Not far from the Little Dipper lies it's larger cousin called The Big Dipper (Big Bear or Ursa Major), perhaps the easiest to locate and best known constellation in the sky. The outer two stars of the Big Dipper's cup roughly point toward Polaris making it relatively easy to locate.
Polaris is very important when trying to photograph the night sky by using a tracking devise and we will explain that in a moment.
Star Trackers: As already stated, there are numerous commercially produced Star Trackers. Some are designed to track the sky using a telescope that allows you to attach a camera to it
piggy-back style. Others are stand alone units that mount onto a sturdy tripod, and still others are simple devises call
Barn Door Star Trackers that you can make yourself. All of them, however different in design, accomplish the same thing. They simply track the sky at the same rate of motion of the earths spin. We will limit our discussion to using a DIY Star Tracker known as a Barn Door Tracker.
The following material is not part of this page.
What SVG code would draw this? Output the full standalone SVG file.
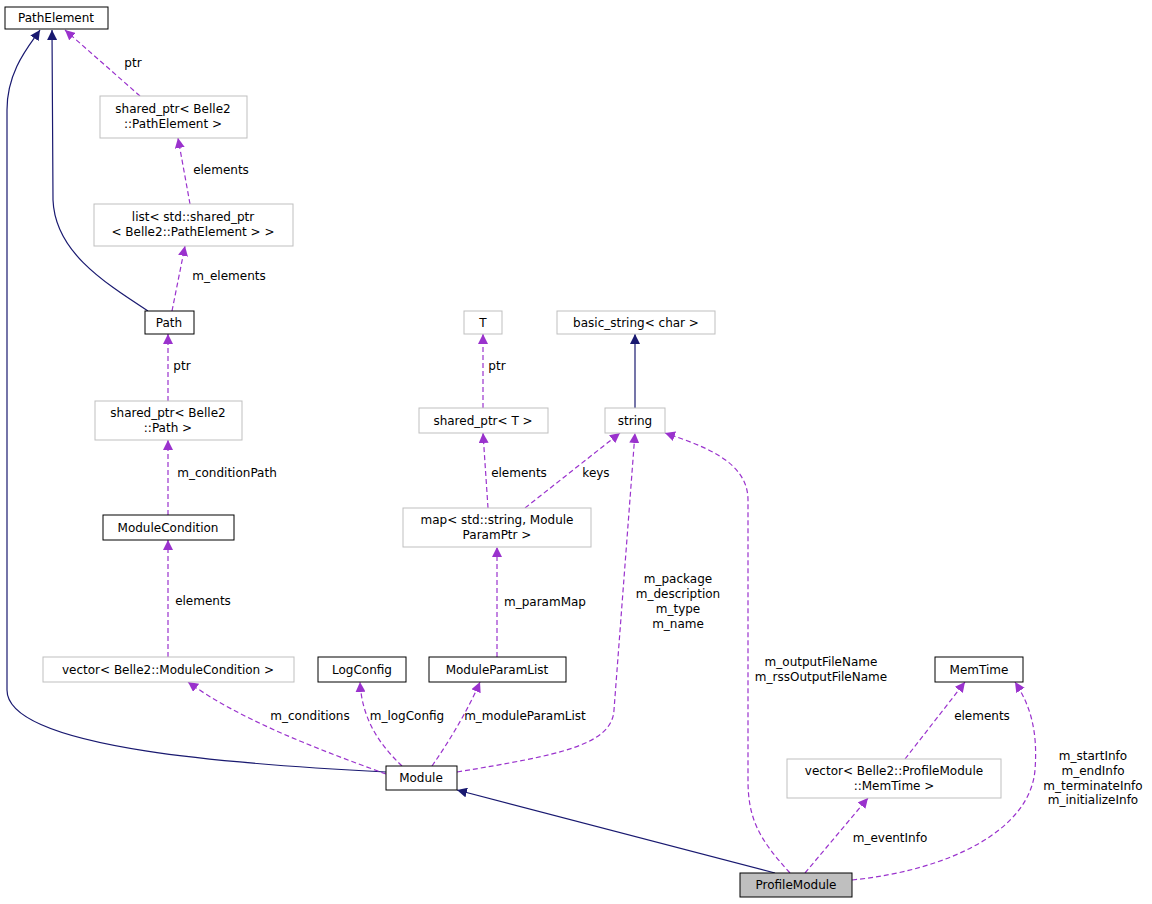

The Barn Door Tracker: As mentioned, you can opt to purchase a commercially available tracker or you can build one yourself. The most common DIY tracker is the Barn Door variety. Let's take a look at how they are built and operate. There are as many varieties of Barn Door trackers as there are people who build them, but they all operate basically the same way. Two pieces, usually wooden boards, are hinged at one end with a single screw type drive shaft, that can be hand operated or motor driven, at the other end. The basic idea of their operation is to attach the camera to a small ball head on the upper board near the hinge, and for the drive shaft to turn one full revolution per minute which, because of the screw action of the shaft, moves the upper board in a shallow arch. The arch movement mimics the movement of the sky.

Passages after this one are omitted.